El relato del amor ha sido secuestrado por la literatura
Había una vez, porque toda historia verdadera comienza con una advertencia disfrazada de fábula, una civilización que enseñó a su gente a dejar de amar. No lo hizo con imposiciones ni leyes, sino con algo mucho más sutil, con palabras, con historias y novelas que olían a promesas nuevas, con canciones susurradas desde la radio del coche al atardecer, con películas donde el beso era el fin y no el comienzo, y con pantallas que devolvían, una y otra vez, la imagen de la fuga disfrazada de libertad. Promesas, muchas bellas promesas de felicidad que se tornaron en desasosiego, tristeza, melancolía y soledad.
En ese mundo, las parejas se deshacían como castillos de arena en la orilla, y nadie sabía muy bien cuándo empezó la marea. Pero si uno escarba entre las páginas de la literatura puede que encuentre el origen. El comienzo pudo ser muy bien el de un joven llamado Werther que se enamoró demasiado y no supo qué hacer con tanto fuego en el pecho. En vez de olvidar, se quitó la vida. Y el mundo de los lectores, en vez de temer, aplaudió su tragedia. Se vendieron copias, se vistieron jóvenes como él, y otros, en secreto, imitaron su final. Así nació el amor romántico como drama último, como sacrificio y teatro de la desesperación.
Después vinieron las mujeres. Más que de carne, eran de tinta. Ofelia, que se ahogó en su pena. Emma Bovary, que soñó con París desde la cocina de su casa provinciana. Anna Karénina, que puso su cuerpo sobre las vías, como quien escribe un poema con sangre. No murieron por amor, sino por no haberlo encontrado como lo habían imaginado por influjo de la literatura. Murieron por la brecha abierta entre lo vivido y lo soñado. En vez de salvarlas, la literatura las empujó dulcemente hacia el abismo. No fue únicamente don Quijote quien perdió la cordura “de tanto pasar las noches de claro en claro y los días de turbio en turbio”.
Y mientras tanto, el lector, que podías ser tú, o yo, o cualquier otro, aplaudía en su fuero interno, porque admiraba la belleza de ese sufrimiento, porque parecía valiente romperlo todo por una emoción intensa y porque nadie nos advirtió de que cada historia de ruptura bien contada dejaba una grieta en la casa real del amor.

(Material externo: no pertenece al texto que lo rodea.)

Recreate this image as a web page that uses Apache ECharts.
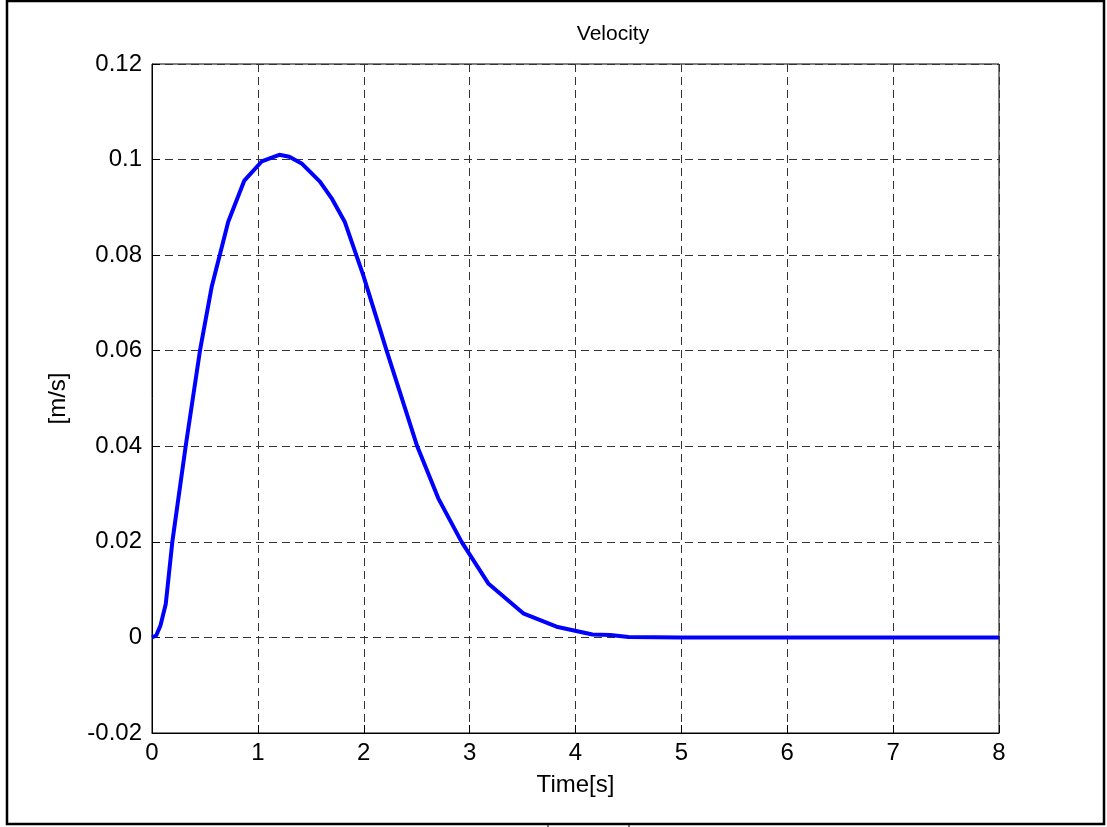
<!DOCTYPE html>
<html>
<head>
<meta charset="utf-8">
<title>Velocity</title>
<script src="https://cdn.jsdelivr.net/npm/echarts@6/dist/echarts.min.js"></script>
<style>
    html, body { margin: 0; padding: 0; background: #fff; }
    #mychart { width: 1107px; height: 827px; }
</style>
</head>
<body>
<div id="mychart"></div>
<script>
// 时间 [s]
var timeData = [0, 0.04, 0.08, 0.13, 0.192, 0.318, 0.453, 0.564, 0.72, 0.872, 1.036, 1.202, 1.297,
    1.413, 1.586, 1.697, 1.82, 1.995, 2.216, 2.505, 2.704, 2.924, 3.176, 3.506, 3.821, 4.16,
    4.33, 4.5, 5, 6, 7, 8];
// 速度 [m/s]
var velocityData = [0, 0.0004, 0.0025, 0.007, 0.02, 0.04, 0.06, 0.0734, 0.087, 0.0956, 0.0996, 0.101, 0.1006,
    0.0992, 0.0954, 0.0919, 0.087, 0.0758, 0.06, 0.04, 0.0291, 0.02, 0.0113, 0.00504, 0.00224, 0.0006,
    0.0005, 0.0001, 0, 0, 0, 0];
// 刻度标签
var xTickLabels = ['0', '1', '2', '3', '4', '5', '6', '7', '8'];
var yTickLabels = ['-0.02', '0', '0.02', '0.04', '0.06', '0.08', '0.1', '0.12'];

var points = timeData.map(function (t, i) { return [t, velocityData[i]]; });

var myChart = echarts.init(document.getElementById('mychart'));
var font = 'Liberation Sans, Arial, sans-serif';

var option = {
    backgroundColor: '#ffffff',
    animation: false,
    grid: {
        left: 152,
        right: 108,
        top: 64,
        bottom: 94,
        show: true,
        borderColor: '#000',
        borderWidth: 1,
        backgroundColor: 'transparent'
    },
    graphic: [
        // 外边框
        {
            type: 'rect',
            shape: { x: 7, y: 1, width: 1097, height: 823 },
            style: { fill: 'none', stroke: '#000', lineWidth: 2.5 },
            silent: true
        },
        {
            type: 'line',
            shape: { x1: 548, y1: 825, x2: 548, y2: 827 },
            style: { stroke: '#000', lineWidth: 1 }
        },
        {
            type: 'line',
            shape: { x1: 629, y1: 825, x2: 629, y2: 827 },
            style: { stroke: '#000', lineWidth: 1 }
        },
        // 标题
        {
            type: 'text',
            x: 613,
            y: 34,
            style: {
                text: 'Velocity',
                font: '21px ' + font,
                fill: '#000',
                textAlign: 'center',
                textVerticalAlign: 'middle'
            }
        }
    ],
    xAxis: {
        type: 'value',
        min: 0,
        max: 8,
        interval: 1,
        name: 'Time[s]',
        nameLocation: 'middle',
        nameGap: 40,
        nameTextStyle: { color: '#000', fontSize: 24, fontFamily: font },
        axisLine: { show: true, onZero: false, lineStyle: { color: '#000', width: 1 } },
        axisTick: { show: true, inside: true, length: 8, lineStyle: { color: '#000' } },
        axisLabel: {
            margin: 8,
            color: '#000',
            fontSize: 24,
            fontFamily: font,
            formatter: function (val) { return xTickLabels[Math.round(val)]; }
        },
        splitLine: {
            show: true,
            lineStyle: { color: '#333', width: 1, type: [8, 5] }
        }
    },
    yAxis: {
        type: 'value',
        min: -0.02,
        max: 0.12,
        interval: 0.02,
        name: '[m/s]',
        nameLocation: 'middle',
        nameRotate: 90,
        nameGap: 82,
        nameTextStyle: { color: '#000', fontSize: 24, fontFamily: font },
        axisLine: { show: true, onZero: false, lineStyle: { color: '#000', width: 1 } },
        axisTick: { show: true, inside: true, length: 8, lineStyle: { color: '#000' } },
        axisLabel: {
            margin: 10,
            color: '#000',
            fontSize: 24,
            fontFamily: font,
            formatter: function (val) { return yTickLabels[Math.round((val + 0.02) / 0.02)]; }
        },
        splitLine: {
            show: true,
            lineStyle: { color: '#333', width: 1, type: [8, 5] }
        }
    },
    series: [{
        type: 'line',
        data: points,
        showSymbol: false,
        smooth: false,
        lineStyle: { color: '#0000ff', width: 4 },
        z: 5
    }]
};
myChart.setOption(option);
</script>
</body>
</html>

Con el siglo XX llegó el espectáculo. El adulterio se volvió materia de humor. Las confesiones maritales se convirtieron en bestsellers. El divorcio se hizo chic. Y la soledad… la soledad se pintó de oro. Ser soltero ya no era estar solo, sino ser libre. Ya no se hablaba de la cama vacía, sino del tiempo propio. Se glorificó la independencia como quien glorifica una trinchera. Pero la realidad era y sigue siendo que quien vive solo duerme solo.

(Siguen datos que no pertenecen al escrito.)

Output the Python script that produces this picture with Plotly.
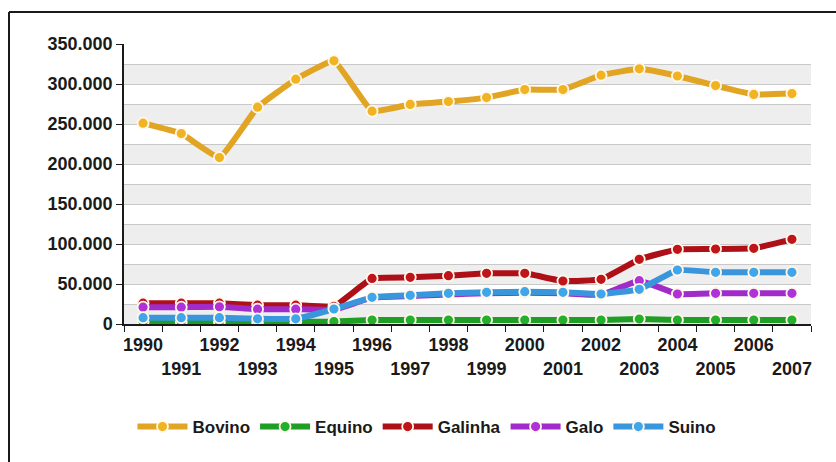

Y así, generación tras generación, los relatos fueron cayendo como gotas ácidas sobre la piedra del hogar. El amor duradero se convirtió en reliquia, el compromiso en jaula y la fidelidad en ingenuidad y atavismo. La literatura, el cine, los memes, las canciones, las series… todos dijeron y dicen lo mismo, una y otra vez, como un encantamiento: “huye antes de quedarte”, “no hay gloria en lo cotidiano”, “mejor sola que encadenada”. Vean cualquier película al azar y verán que es así.

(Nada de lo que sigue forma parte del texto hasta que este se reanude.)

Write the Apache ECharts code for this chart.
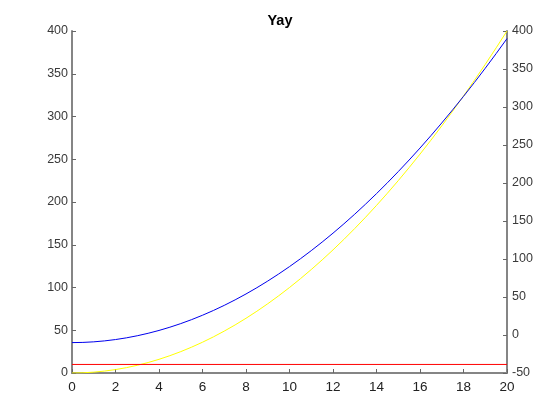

Hasta que un día miramos alrededor y vimos hogares vacíos, cunas, mucha gente paseando a su mascota –“¿Es que las mujeres de Roma ya no saben parir hijos, que cada una tiene un perrito”?, dijo César en el Senado a su vuelta de la Galia-, ancianos sin nietos, jóvenes sin nadie a quien llamar cuando tienen miedo. Entonces comprendimos que no era ficción, sino profecía.
Carlos Manuel Estefanía, como quien sopla sobre las brasas para ver si queda algo de calor, nos avisa de que el relato del amor ha sido secuestrado y que si no lo rescatamos pronto, si no volvemos a contar historias donde el amor sostiene, edifica y fecunda -pero otra clase de amor y no esa pasión torrencial que puede estar bien para prender el fuego del hogar, sino el cariño sosegado y duradero-, entonces habremos aprendido a vivir solos sin saber que estamos muriendo.
Porque la literatura puede incendiar el alma, sí, pero también puede reconstruir el hogar. Y tal vez haya llegado el tiempo de volver a escribir sobre el amor como quien vuelve a encender una lámpara en medio de la noche.
Carlos Manuel Estefanía piensa que todavía hay tiempo de retroceder.